The author of the original post says that their employer allows them to split their retirement contributions between a pre-tax IRA and a Roth IRA, (they also said there is an after-tax option, but a Roth account is after-tax, so it is unclear what they meant).
They wanted to know what the best way to split their contributions was, assuming they could maximize the legal contribution limit each year. They assumed it was best to maximize the pre-tax contributions and then contribute whatever is left over into the Roth account. They asked the community to verify their intuition.
There were only a handful of comments, and most generally agreed with the author that it is best to maximize your pre-tax contributions. The reason is because when you retire, most people expect to be in a lower tax bracket, so the taxes paid on any withdrawals will be less than taxes paid today.

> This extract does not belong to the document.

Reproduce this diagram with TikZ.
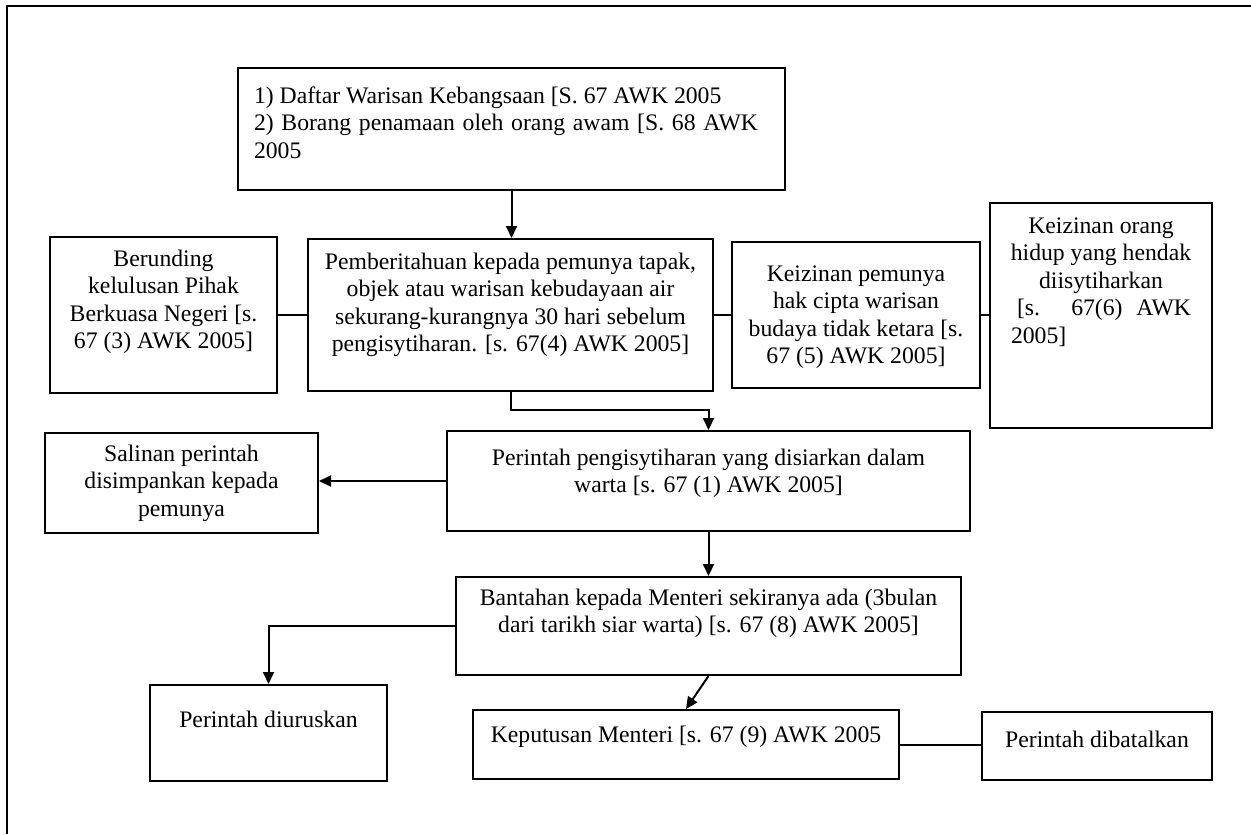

However, a few pointed out that where and how much you should contribute depends on your employer plan and their contribution match. If your company provides a match for one type of account and not another, then you should definitely maximize the match in that account, otherwise you are just leaving free money behind.
If you have any questions, speak to your HR representative or look through your company’s 401(k) documentation to see how your company matches your retirement contributions (if at all). If there is no match, then contributing the amount you can afford into a pre-tax retirement account is usually the recommended approach, especially for beginners.
As always, please remember that all the comments in the original thread and the information in this article are opinions. You should always speak with an expert before making any financial decisions.